石川さん自身、結婚しお子さんが産まれたことで、個人戦からチーム戦に変わったことを認識し、時間の使い方や意識が変わったと言います。家族も経営チームと一緒で、家族がどこへ向かっているのか、奥様とやりたいことや思いなどを共有し、互いを理解することが、チームとして作戦を立てていくためには求められる。そんな思いの中で、今年はもっと多くの人が自由な働き方をしていくために、パートナーシップや家族のチーム力強化のための活動もやれるといいな、と考えているようです。
3人のお子さんと奥様との家族写真
これまでも様々な活動をされてきた石川さん。最後にこんな話をしてくれました。
幸せは日々の人間関係やプロセスの中にある。プロセスはビジョンのためにあると思っていたが、プロセスをよくするためにビジョンがあると思う。良いビジョンを立てると、いい仲間が集まってきて、日々のプロセスが楽しくなり、人生が楽しくなる。

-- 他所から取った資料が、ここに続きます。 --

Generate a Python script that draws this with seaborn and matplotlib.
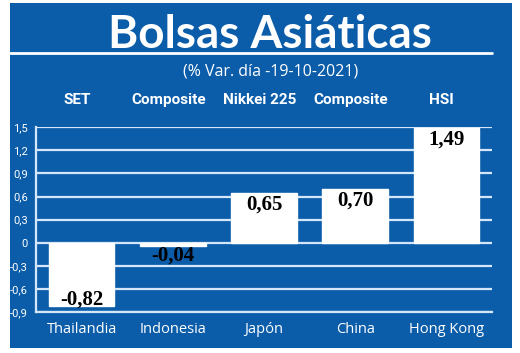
import matplotlib
matplotlib.use("Agg")
import matplotlib.pyplot as plt
import matplotlib.transforms as mtransforms
from matplotlib.patches import Rectangle
from matplotlib.lines import Line2D
import seaborn as sns
import pandas as pd

countries = ["Thailandia", "Indonesia", "Japón", "China", "Hong Kong"]
indices = ["SET", "Composite", "Nikkei 225", "Composite", "HSI"]
values = [-0.82, -0.04, 0.65, 0.70, 1.49]
value_labels = ["-0,82", "-0,04", "0,65", "0,70", "1,49"]
yticks = [-0.9, -0.6, -0.3, 0, 0.3, 0.6, 0.9, 1.2, 1.5]
ytick_labels = ["-0,9", "-0,6", "-0,3", "0", "0,3", "0,6", "0,9", "1,2", "1,5"]
title = "Bolsas Asiáticas"
subtitle = "(% Var. día -19-10-2021)"

BLUE = "#0B5DAA"
GRID = "#d4e6f7"

sns.set_theme(style="white")
narrow = ["Liberation Sans Narrow", "Roboto", "DejaVu Sans"]
plt.rcParams["font.family"] = ["Open Sans", "DejaVu Sans"]

W, H = 520, 353
fig = plt.figure(figsize=(W / 100, H / 100), dpi=100)
fig.patch.set_facecolor("white")
fig.patches.append(Rectangle((10 / W, 1 - 348 / H), 502 / W, 345 / H,
                             transform=fig.transFigure, facecolor=BLUE,
                             edgecolor="none", zorder=-10))
fig.lines.append(Line2D([10 / W, 492 / W], [1 - 53 / H, 1 - 53 / H],
                        transform=fig.transFigure, color="white", lw=2))

fig.text(270 / W, 1 - 35 / H, title, ha="center", va="center", color="white",
         fontsize=33, fontweight="bold", family=["Lato", "DejaVu Sans"])
fig.text(271 / W, 1 - 71 / H, subtitle, ha="center", va="center", color="white",
         fontsize=11.5)

ax = fig.add_axes([36 / W, 1 - 312 / H, 456 / W, (312 - 127.3) / H])
ax.set_facecolor("none")
ax.set_zorder(2)
df = pd.DataFrame({"pais": countries, "valor": values})
sns.barplot(data=df, x="pais", y="valor", color="white", saturation=1,
            width=0.72, ax=ax, zorder=3)
ax.set_xlim(-0.5, 4.5)
ax.set_ylim(-0.9, 1.5)
ax.set_yticks(yticks)
ax.set_yticklabels(ytick_labels, color="white", fontsize=8, family=narrow)
ax.set_xlabel("")
ax.set_ylabel("")
ax.tick_params(axis="y", length=0, pad=6)
ax.tick_params(axis="x", length=0, pad=7, labelsize=10.5, colors="white")
for lab in ax.get_xticklabels():
    lab.set_color("white")
for y in yticks:
    ax.axhline(y, color=GRID, lw=1.6, zorder=1)
for s in ["top", "right"]:
    ax.spines[s].set_visible(False)
for s in ["left", "bottom"]:
    ax.spines[s].set_color(GRID)
    ax.spines[s].set_linewidth(1.6)

serif = ["Liberation Serif", "DejaVu Serif"]
for i, (v, lab) in enumerate(zip(values, value_labels)):
    if v >= 0:
        ax.annotate(lab, (i, v), xytext=(0, -1.2), textcoords="offset points",
                    ha="center", va="top", fontsize=15, fontweight="bold",
                    family=serif, color="black", zorder=5)
    elif abs(v) > 0.2:
        ax.annotate(lab, (i, v), xytext=(0, -2.5), textcoords="offset points",
                    ha="center", va="bottom", fontsize=15, fontweight="bold",
                    family=serif, color="black", zorder=5)
    else:
        ax.annotate(lab, (i, v), xytext=(0, 0), textcoords="offset points",
                    ha="center", va="top", fontsize=15, fontweight="bold",
                    family=serif, color="black", zorder=5)

trans = mtransforms.blended_transform_factory(ax.transData, fig.transFigure)
for i, name in enumerate(indices):
    ax.text(i - 0.05, 1 - 100 / H, name, transform=trans, ha="center", va="center",
            color="white", fontsize=11, fontweight="bold", family=narrow)

fig.savefig("out.png", dpi=100, facecolor="white")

まだまだ日々葛藤していると話されていましたが、ビジョンを持ちつつ日々のプロセスを楽しんでいる石川さんの姿は、まさにイキイキと働く大人の見本だなと改めて思ったのでした。
BOOK人生に影響を与えた本
1978年生まれ、三児の父。リクルートエージェント(現リクルートキャリア)の事業開発部門のマネージャーを経て現在、出版流通企業にて勤務。2012年より本業外の活動としてNPO・社会起業家に対して投資協働を行うソーシャルベンチャー・パートナーズ(SVP)東京のパートナーとしても活動。2013年にWork Design Labを設立し「働き方をリデザインする」をテーマにした対話の場づくりや、イントレプレナーコミュニティの運営、また企業や行政等と連携したプロジェクトを推進する。現在は、(公財)ひろしま産業振興機構の創業サポーターや、(独)中小機構が運営するTIP*S アンバサダーも務める。